C’est pourtant un mot qui m’a choqué dans le flot ininterrompu des nouvelles, tant il m’a paru incongru dans la bouche de celui qui l’a prononcé. À la suite de l’incendie criminel qui a coûté la vie à un bébé palestinien en Cisjordanie, tandis que ses parents et son frère étaient grièvement blessés, le premier ministre israélien a qualifié ce geste attribué à des colons extrémistes, d’acte de terrorisme. En effet, les auteurs de cet attentat, perpétré à l’aide de cocktails Molotov, ont « signé » leur forfait d’une inscription en hébreu signifiant « vengeance ».

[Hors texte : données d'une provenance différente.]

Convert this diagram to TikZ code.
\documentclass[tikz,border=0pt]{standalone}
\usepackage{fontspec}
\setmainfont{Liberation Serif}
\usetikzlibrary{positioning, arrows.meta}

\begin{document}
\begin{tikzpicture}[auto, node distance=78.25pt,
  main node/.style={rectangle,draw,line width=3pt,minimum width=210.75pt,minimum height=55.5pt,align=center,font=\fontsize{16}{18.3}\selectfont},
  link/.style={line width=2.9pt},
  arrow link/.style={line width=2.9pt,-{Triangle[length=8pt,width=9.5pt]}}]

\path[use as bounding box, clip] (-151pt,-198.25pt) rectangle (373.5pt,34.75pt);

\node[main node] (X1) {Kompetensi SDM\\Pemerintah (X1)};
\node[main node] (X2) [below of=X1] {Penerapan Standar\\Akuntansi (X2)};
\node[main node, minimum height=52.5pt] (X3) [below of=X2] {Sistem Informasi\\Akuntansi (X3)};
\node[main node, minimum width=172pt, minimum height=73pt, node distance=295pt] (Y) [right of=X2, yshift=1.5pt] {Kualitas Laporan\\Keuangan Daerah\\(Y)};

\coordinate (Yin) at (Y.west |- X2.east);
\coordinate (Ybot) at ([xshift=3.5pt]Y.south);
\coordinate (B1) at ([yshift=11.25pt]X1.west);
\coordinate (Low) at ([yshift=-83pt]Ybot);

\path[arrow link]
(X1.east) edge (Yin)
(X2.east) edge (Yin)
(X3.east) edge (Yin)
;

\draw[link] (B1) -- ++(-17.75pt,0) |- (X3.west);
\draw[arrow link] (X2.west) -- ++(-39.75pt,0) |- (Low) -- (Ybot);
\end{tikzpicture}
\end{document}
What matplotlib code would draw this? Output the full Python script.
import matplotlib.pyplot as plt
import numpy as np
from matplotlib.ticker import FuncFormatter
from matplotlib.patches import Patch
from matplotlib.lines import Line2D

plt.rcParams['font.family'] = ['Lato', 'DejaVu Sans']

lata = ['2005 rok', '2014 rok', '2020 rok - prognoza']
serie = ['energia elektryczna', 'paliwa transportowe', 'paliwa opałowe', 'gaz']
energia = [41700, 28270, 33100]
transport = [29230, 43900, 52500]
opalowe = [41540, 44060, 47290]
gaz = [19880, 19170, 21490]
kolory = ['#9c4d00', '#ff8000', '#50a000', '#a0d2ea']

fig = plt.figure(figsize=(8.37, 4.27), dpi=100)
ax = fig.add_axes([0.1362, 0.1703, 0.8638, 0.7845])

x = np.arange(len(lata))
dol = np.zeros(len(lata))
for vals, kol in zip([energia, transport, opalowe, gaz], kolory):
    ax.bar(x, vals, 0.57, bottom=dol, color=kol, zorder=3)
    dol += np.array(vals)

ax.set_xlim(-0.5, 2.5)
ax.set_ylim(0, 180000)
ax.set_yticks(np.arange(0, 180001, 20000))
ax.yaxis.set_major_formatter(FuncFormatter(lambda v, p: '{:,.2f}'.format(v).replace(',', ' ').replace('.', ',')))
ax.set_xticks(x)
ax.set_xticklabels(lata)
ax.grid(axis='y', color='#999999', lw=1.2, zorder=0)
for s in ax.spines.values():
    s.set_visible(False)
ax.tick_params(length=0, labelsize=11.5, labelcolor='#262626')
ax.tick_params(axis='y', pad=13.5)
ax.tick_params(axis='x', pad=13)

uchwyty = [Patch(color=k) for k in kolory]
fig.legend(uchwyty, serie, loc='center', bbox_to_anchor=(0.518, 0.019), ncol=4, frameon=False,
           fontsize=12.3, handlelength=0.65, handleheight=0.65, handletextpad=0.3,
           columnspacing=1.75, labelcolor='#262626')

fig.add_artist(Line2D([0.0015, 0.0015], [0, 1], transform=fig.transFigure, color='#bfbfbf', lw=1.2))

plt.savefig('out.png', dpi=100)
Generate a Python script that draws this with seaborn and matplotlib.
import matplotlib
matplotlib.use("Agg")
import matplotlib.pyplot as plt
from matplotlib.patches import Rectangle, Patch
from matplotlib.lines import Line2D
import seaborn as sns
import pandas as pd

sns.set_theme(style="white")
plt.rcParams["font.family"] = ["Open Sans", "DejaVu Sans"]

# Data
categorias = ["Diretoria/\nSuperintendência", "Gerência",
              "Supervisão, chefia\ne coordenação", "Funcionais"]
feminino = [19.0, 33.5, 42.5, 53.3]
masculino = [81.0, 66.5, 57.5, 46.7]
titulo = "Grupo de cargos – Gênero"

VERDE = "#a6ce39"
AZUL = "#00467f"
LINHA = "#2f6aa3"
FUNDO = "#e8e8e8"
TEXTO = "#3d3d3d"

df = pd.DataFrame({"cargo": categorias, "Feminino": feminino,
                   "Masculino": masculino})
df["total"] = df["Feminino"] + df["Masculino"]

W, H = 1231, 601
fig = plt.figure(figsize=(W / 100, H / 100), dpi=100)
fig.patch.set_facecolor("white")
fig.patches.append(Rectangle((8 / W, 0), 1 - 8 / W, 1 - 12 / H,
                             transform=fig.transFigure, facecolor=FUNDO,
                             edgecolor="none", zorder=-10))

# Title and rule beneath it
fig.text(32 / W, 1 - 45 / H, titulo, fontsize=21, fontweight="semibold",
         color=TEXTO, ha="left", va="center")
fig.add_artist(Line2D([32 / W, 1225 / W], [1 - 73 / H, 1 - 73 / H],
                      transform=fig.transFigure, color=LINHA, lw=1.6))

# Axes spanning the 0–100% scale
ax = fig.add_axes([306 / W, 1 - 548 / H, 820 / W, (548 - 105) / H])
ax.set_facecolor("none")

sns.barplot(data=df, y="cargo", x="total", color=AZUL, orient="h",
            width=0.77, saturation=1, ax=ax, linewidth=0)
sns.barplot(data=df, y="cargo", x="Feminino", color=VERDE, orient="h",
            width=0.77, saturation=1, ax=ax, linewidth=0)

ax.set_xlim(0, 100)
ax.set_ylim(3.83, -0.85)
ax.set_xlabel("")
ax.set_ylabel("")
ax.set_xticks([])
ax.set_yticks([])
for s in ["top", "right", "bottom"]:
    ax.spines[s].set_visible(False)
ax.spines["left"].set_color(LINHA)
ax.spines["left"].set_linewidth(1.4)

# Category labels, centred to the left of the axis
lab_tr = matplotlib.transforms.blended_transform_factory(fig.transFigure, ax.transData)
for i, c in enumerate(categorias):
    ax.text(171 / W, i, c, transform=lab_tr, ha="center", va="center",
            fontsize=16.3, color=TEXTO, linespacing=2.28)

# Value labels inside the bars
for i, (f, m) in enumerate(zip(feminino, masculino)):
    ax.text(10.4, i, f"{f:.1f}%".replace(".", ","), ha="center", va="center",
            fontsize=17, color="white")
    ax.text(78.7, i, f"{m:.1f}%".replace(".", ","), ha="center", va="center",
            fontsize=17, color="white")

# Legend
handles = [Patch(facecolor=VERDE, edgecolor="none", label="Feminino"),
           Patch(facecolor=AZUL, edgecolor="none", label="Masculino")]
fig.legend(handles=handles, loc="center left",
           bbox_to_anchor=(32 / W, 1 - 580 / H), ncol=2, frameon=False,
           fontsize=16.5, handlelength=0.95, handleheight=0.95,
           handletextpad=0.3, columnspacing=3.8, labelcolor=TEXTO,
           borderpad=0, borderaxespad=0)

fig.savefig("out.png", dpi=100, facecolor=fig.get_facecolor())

Le terme employé par Benjamin Netanyahu donne l’impression d’une condamnation ferme de tels agissements, mais c’est en grande partie un trompe-l’œil. Le mot terrorisme est mis à toutes les sauces ces temps deniers, jusqu’à perdre en partie sa force et sa signification. Tous les dictateurs de la planète qualifient leurs opposants de terroristes. Le dirigeant israélien semble renvoyer dos à dos les terroristes juifs et palestiniens en les englobant dans une même réprobation, mais en omettant volontairement de signifier les raisons d’une telle situation, notamment l’attitude constante de son gouvernement qui sape insidieusement toute chance de paix en favorisant l’implantation de colonies. Si les mots ont encore un sens, il devrait tout mettre en œuvre pour arrêter et juger les criminels en question.